# [DATA IN THIS EXERCISE]
==========

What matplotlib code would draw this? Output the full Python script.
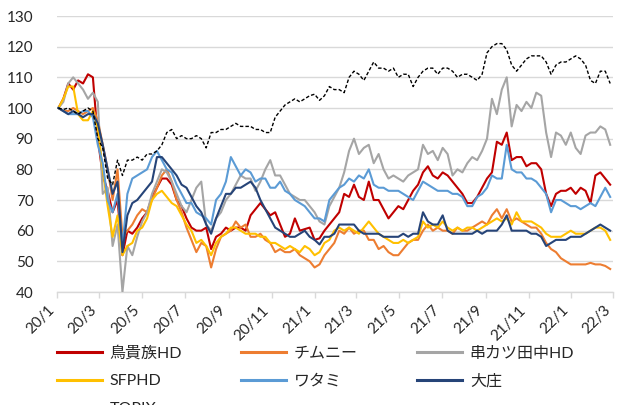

==========

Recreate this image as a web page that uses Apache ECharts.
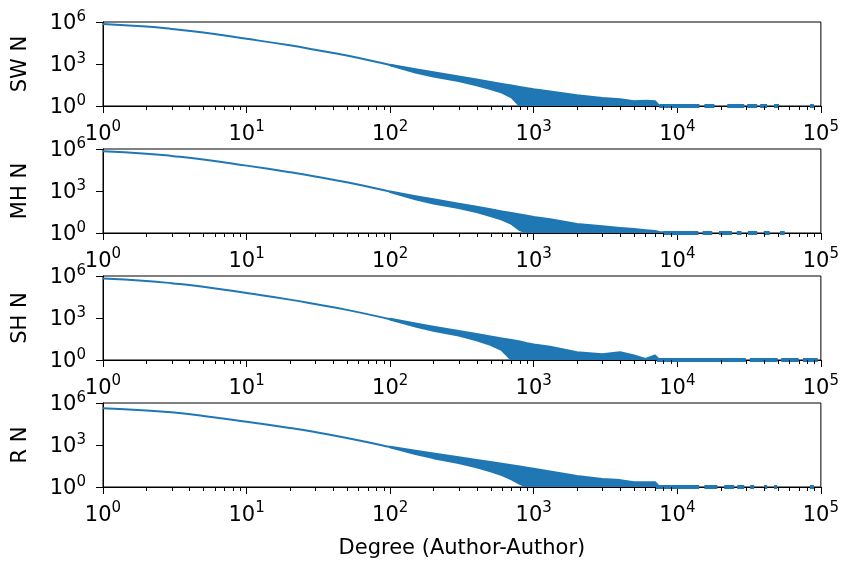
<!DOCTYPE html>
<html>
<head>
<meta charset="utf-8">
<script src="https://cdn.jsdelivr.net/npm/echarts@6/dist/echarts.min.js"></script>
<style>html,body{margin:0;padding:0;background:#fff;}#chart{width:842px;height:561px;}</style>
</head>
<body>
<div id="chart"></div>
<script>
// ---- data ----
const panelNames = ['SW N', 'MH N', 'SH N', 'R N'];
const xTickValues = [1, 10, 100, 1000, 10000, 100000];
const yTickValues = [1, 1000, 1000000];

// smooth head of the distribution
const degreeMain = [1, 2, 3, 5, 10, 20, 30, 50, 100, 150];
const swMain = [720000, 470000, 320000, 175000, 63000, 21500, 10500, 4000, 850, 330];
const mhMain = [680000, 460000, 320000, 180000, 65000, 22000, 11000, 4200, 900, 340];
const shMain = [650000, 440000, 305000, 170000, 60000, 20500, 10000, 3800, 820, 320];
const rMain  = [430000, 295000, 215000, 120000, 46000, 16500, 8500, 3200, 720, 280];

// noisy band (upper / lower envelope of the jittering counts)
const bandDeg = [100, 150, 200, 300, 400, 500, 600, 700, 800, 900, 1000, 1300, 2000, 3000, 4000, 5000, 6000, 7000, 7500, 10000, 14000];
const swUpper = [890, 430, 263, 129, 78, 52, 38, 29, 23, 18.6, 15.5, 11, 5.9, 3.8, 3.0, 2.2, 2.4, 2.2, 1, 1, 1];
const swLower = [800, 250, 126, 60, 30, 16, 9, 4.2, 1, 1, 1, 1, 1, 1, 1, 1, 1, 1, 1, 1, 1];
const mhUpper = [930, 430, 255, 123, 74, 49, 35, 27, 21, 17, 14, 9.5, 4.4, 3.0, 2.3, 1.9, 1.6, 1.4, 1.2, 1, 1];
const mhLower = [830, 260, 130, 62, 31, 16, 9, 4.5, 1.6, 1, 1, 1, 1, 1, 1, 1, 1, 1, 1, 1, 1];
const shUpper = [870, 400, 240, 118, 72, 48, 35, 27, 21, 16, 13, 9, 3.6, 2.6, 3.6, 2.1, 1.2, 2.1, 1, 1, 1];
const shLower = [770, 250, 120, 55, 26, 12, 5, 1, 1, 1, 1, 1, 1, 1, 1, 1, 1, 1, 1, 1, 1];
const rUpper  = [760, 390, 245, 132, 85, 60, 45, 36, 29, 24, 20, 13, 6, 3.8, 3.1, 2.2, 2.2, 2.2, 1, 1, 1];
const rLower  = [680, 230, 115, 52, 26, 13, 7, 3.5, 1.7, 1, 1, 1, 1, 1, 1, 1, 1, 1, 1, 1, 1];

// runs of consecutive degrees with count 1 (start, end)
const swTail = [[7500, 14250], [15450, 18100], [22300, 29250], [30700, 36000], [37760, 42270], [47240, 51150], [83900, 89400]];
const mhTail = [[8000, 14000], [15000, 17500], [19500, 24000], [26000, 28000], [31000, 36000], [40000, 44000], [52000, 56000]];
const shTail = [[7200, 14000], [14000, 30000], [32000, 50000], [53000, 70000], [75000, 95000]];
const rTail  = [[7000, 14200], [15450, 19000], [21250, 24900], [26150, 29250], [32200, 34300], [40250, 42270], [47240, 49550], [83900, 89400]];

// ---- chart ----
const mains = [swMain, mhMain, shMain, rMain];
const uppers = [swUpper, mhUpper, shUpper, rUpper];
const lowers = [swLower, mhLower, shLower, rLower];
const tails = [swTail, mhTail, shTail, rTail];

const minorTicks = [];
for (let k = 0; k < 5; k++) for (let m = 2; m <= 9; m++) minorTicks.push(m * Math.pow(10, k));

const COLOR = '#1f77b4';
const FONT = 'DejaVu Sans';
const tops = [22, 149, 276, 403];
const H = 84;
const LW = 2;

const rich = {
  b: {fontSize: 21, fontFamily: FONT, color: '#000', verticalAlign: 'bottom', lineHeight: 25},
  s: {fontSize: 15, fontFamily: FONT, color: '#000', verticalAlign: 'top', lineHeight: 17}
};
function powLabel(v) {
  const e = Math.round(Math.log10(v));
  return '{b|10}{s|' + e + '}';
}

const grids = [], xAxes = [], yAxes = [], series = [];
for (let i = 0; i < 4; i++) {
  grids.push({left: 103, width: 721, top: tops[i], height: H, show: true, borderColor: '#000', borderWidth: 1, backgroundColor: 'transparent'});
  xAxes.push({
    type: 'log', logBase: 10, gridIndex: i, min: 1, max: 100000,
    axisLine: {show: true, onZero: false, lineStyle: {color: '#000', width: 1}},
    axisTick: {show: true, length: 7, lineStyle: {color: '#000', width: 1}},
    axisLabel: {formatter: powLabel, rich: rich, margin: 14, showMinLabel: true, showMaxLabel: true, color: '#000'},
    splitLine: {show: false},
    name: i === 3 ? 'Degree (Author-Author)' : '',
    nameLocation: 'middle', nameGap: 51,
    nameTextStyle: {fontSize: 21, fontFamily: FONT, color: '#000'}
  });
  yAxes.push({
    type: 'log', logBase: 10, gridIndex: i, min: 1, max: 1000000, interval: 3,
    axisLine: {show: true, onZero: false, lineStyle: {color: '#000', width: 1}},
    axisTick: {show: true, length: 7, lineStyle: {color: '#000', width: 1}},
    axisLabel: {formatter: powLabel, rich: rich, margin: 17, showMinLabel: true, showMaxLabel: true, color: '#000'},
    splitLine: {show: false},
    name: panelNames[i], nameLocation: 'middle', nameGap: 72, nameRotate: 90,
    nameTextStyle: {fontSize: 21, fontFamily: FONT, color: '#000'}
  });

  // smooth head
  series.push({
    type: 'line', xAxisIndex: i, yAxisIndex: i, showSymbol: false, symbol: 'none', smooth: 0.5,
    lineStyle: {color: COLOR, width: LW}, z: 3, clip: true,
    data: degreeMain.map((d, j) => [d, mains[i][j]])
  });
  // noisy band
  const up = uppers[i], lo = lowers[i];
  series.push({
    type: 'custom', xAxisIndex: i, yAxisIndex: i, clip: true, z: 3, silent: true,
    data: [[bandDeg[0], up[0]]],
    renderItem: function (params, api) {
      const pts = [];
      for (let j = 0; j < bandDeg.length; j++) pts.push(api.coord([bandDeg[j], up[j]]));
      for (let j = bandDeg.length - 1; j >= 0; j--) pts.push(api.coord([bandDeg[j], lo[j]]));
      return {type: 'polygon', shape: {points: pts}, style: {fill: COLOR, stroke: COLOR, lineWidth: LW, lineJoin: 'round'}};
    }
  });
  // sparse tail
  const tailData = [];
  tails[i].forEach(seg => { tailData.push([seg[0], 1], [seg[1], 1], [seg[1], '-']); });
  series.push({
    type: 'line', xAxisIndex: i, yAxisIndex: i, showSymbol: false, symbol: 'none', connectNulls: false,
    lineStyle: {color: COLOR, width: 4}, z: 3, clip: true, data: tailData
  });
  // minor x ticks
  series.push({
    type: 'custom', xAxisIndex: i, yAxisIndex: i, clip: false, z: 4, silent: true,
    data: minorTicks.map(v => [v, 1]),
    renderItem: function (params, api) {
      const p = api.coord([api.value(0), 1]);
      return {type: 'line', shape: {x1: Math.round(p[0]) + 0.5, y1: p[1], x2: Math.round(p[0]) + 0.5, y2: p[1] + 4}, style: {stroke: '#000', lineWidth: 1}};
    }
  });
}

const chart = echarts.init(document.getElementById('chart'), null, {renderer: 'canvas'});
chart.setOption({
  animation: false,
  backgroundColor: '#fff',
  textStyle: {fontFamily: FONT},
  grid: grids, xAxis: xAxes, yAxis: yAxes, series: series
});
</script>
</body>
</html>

==========

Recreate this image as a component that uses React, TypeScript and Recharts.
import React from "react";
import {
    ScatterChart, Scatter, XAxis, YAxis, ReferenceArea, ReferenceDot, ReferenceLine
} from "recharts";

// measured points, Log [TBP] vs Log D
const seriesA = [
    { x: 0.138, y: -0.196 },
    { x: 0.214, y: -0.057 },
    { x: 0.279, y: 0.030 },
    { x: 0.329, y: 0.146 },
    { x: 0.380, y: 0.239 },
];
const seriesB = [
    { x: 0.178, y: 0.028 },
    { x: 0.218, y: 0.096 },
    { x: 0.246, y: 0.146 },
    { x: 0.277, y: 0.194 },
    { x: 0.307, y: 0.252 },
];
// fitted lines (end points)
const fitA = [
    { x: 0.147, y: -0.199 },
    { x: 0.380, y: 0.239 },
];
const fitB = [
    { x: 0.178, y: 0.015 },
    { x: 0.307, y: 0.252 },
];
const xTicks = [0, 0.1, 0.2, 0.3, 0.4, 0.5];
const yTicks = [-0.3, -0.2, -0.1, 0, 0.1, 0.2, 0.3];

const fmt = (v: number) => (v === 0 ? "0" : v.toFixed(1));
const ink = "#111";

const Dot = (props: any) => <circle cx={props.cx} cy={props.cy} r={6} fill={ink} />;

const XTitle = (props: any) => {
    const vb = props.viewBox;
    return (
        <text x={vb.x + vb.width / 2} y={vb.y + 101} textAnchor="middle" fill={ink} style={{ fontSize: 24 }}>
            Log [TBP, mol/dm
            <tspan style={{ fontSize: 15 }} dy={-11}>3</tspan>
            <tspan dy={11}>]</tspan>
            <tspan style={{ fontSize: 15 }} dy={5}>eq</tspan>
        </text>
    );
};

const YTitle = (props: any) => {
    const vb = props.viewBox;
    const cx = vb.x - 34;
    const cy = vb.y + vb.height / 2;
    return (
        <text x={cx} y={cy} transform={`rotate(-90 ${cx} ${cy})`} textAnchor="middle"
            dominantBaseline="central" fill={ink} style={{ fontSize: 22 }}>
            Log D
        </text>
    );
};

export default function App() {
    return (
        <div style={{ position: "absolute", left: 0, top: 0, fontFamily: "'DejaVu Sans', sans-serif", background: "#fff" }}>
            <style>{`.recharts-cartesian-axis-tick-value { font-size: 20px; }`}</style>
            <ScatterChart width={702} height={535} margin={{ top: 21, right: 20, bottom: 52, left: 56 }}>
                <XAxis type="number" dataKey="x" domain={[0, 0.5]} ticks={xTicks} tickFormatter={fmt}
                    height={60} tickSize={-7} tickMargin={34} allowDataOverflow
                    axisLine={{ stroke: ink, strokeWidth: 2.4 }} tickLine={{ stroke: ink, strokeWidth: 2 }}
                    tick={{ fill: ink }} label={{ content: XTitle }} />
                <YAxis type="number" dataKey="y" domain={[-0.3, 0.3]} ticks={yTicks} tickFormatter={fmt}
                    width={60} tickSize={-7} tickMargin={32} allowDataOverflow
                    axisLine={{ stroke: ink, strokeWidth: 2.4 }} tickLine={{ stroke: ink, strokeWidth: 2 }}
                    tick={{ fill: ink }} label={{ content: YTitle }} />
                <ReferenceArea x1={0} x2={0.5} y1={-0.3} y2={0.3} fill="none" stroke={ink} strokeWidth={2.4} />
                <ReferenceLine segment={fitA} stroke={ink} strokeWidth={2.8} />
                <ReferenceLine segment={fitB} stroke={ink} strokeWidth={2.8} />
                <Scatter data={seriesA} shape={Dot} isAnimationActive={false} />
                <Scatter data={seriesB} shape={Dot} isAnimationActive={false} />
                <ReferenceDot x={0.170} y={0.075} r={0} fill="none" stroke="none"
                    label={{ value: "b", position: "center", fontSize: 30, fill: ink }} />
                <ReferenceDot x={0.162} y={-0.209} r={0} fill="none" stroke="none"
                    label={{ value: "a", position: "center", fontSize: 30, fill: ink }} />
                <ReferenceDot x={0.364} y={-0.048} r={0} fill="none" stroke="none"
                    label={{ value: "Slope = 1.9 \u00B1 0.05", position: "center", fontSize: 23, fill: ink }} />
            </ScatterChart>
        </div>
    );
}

==========

# [WHAT TO WORK ON]
Write out again exactly the lines above from the one with "Recreate this image as a web" through the one with "3200, 720, 280];", adding no other lines and no pictures.

# [WRITTEN RESPONSE]
Recreate this image as a web page that uses Apache ECharts.
<!DOCTYPE html>
<html>
<head>
<meta charset="utf-8">
<script src="https://cdn.jsdelivr.net/npm/echarts@6/dist/echarts.min.js"></script>
<style>html,body{margin:0;padding:0;background:#fff;}#chart{width:842px;height:561px;}</style>
</head>
<body>
<div id="chart"></div>
<script>
// ---- data ----
const panelNames = ['SW N', 'MH N', 'SH N', 'R N'];
const xTickValues = [1, 10, 100, 1000, 10000, 100000];
const yTickValues = [1, 1000, 1000000];

// smooth head of the distribution
const degreeMain = [1, 2, 3, 5, 10, 20, 30, 50, 100, 150];
const swMain = [720000, 470000, 320000, 175000, 63000, 21500, 10500, 4000, 850, 330];
const mhMain = [680000, 460000, 320000, 180000, 65000, 22000, 11000, 4200, 900, 340];
const shMain = [650000, 440000, 305000, 170000, 60000, 20500, 10000, 3800, 820, 320];
const rMain  = [430000, 295000, 215000, 120000, 46000, 16500, 8500, 3200, 720, 280];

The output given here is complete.